There are daytime events but the main attraction is the performance of ‘ren’ dance groups, taking place between 6PM and 10:30PM.
Sapporo Autumn Festival
When: September 9 to October 1st
Where: Odori Park
October is rainy and cold starts to set in around this time. But the Autumn Festival still gives you something to cheer on. To celebrate the harvest season, this event displays the best food samples from across the Hokkaido region.
The event takes place across several blocks in Odori Park. Each block has its own unique food theme. For example, block 5 might be dedicated to the variations of ramen noodles while block 10 is for a huge meat selection.
Try Exotic Food Items: Delectable Japanese Cuisine
You should really taste Japanese food when in Japan. In fact, it will still be absolutely worth it if you make it a food-only tour. Enjoying the local delicacies will soon make you obsessed with Japanese food.
Along with plenty of meat delicacies, including the world-famous and highly-expensive Kobe beef, Japan also boasts of flavorsome and tasty vegetarian dishes. Here are some of the must-try items when you are in Japan:
Japanese people love to eat noodles, so you will find several variations of them, including ramen, udon, and soba, in their cuisine.
The Japanese people have adapted this Chinese-origin dish to their local palate. The soup stock ingredients are the main points of differences between Japanese ramen and its Chinese ancestor. The stock in Japanese ramen is very flavorful as it contains at least five to forty ingredients.
Delicious and inexpensive—that’s how you can describe udon, a chewy wheat flour noodle. Exploring the regional varieties of this highly-customizable dish can be a delightful experience for a foodie traveler.
The most popular varieties are naniwa udon from Akita, Nagoya’s kishimen udon, and Kagawa’s sanuki udon.
The Japanese have been eating this buckwheat flour noodle for centuries. The thin, long noodles are served with a hot broth and dipping sauce. The dish is appetizing and healthy, and you can eat it in any weather.
Sushi and Sashimi
Undoubtedly, these two dishes are the most famous among people from other countries. Both dishes have numerous variations and you can find them in sushi, Izakaya, and seafood restaurants.
Sushi is made with fresh raw fish on top of a bite-size vinegared rice ball. Maki, nigiri, uramaki, and temaki are some of the variety of sushi dishes. The restaurants strictly maintain their quality so there is no doubt about the freshness of the fish.
Sashimi refers to thin raw food sliced into a bite-size and served with soy sauce dipping and wasabi. Unlike sushi, the dish does not have rice and is not limited to only fish. There could be beef, chicken, and horse meat sashimi too.
This soup is a part of the Japanese traditional meal. The ingredients may vary depending on the season bu the stock is always made of fish or kelp. Other common ingredients are clams, pork, tofu, and onions.
Matcha and Mochi
Two other things that the Japanese are obsessed with are matcha green tea and mochi.
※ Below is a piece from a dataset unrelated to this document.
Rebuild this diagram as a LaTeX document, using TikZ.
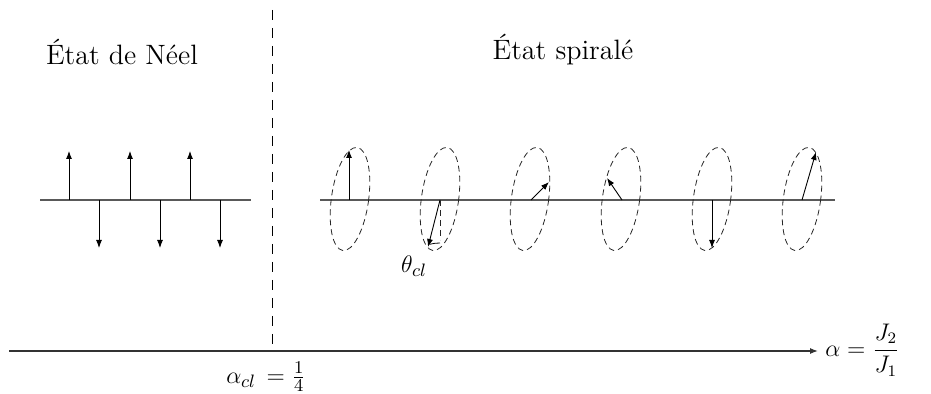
\documentclass[tikz,border=0pt]{standalone}
\usetikzlibrary{arrows.meta}
\begin{document}
\begin{tikzpicture}[x=0.5pt,y=-0.5pt,
  chain/.style={draw=black!65, line width=0.6pt},
  spin/.style={draw=black, line width=0.45pt, -{Latex[length=4pt,width=3pt]}},
  cone/.style={draw=black!85, line width=0.4pt, dash pattern=on 3pt off 2pt},
  lbl/.style={inner sep=0pt, font=\fontsize{14}{17}\selectfont},
  mlbl/.style={inner sep=0pt, font=\fontsize{13}{16}\selectfont},
  flbl/.style={inner sep=0pt, font=\fontsize{11.5}{14}\selectfont}]
\useasboundingbox (0,0) rectangle (931,394);
% titles
\node[lbl] (neel) at (122,52) {État de Néel};
\node[lbl] (spir) at (563,50) {État spiralé};
% separator and axis
\coordinate (septop) at (272,10);
\coordinate (axl) at (9,351);
\coordinate (axr) at (818,351);
\coordinate (sepbot) at (272,351);
\draw[draw=black, line width=0.45pt, dash pattern=on 5pt off 4pt] (septop) -- (sepbot);
\draw[line width=0.6pt, draw=black!80, -{Latex[length=4pt,width=3pt]}] (axl) -- (axr);
\node[flbl, anchor=west] (alab) at (825,350) {$\alpha = \displaystyle\frac{J_2}{J_1}$};
\node[mlbl] (acl) at (266,377) {$\alpha_{cl} \,= \frac{1}{4}$};
% Neel chain
\coordinate (nl) at (40,200);
\coordinate (nr) at (251,200);
\draw[chain] (nl) -- (nr);
\foreach \x in {69,130,190} {
  \coordinate (u\x) at (\x,200);
  \coordinate (ut\x) at (\x,151);
  \draw[spin] (u\x) -- (ut\x);
}
\foreach \x in {99,160,220} {
  \coordinate (d\x) at (\x,200);
  \coordinate (dt\x) at (\x,248);
  \draw[spin] (d\x) -- (dt\x);
}
% spiral chain
\coordinate (sl) at (320,200);
\coordinate (sr) at (835,200);
\draw[chain] (sl) -- (sr);
\foreach \x in {350,440,530,621,712,802} {
  \draw[cone, rotate around={-8:(\x,199)}] (\x,199) ellipse [x radius=9.3pt, y radius=26pt];
}
\coordinate (s1) at (349,200); \coordinate (e1) at (349,150);
\coordinate (s2) at (440,200); \coordinate (e2) at (428,247);
\coordinate (s3) at (531,200); \coordinate (e3) at (549,182);
\coordinate (s4) at (622,200); \coordinate (e4) at (607,178);
\coordinate (s5) at (712,200); \coordinate (e5) at (712,248);
\coordinate (s6) at (802,200); \coordinate (e6) at (816,152);
\foreach \i in {1,...,6} { \draw[spin] (s\i) -- (e\i); }
% angle
\coordinate (v2) at (440,240);
\draw[cone] (s2) -- (v2);
\draw[line width=0.4pt] (440,243) arc[start angle=90, end angle=104, radius=21.5pt];
\node[mlbl] (theta) at (414,266) {$\theta_{cl}$};
\end{tikzpicture}
\end{document}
There is a great variety of matcha-flavored food items. With everything from matcha-flavored ice cream to cakes, lattes, and even soups, it’s actually hard to find a food item that does not have a matcha version.
Equally popular is mochi, a kind of rice cake, which is mainly used for preparing a wide variety of desserts.
Another thing you must eat is Kaiseki ryori, a refined Japanese haute cuisine. With an origin traced back to the imperial court, this multi-course cuisine is an artful approach to food and a tribute to local and seasonal ingredients.
With no specific preparation rules, a master chef can exercise his creative freedom to prepare kaiseki ryori. The prepared meal is supposed to have a perfect balance of texture, taste, and artistic presentation.
To Go or Not to Go…
I hope this guide has convinced all those indecisive souls who were mulling over the idea of visiting Japan. Of course, the country has scads of common tourist attractions similar to other countries. But, I’ve kept the experiences on this guide mixed, including both popular and lesser-known, to point out that the country has something for everyone.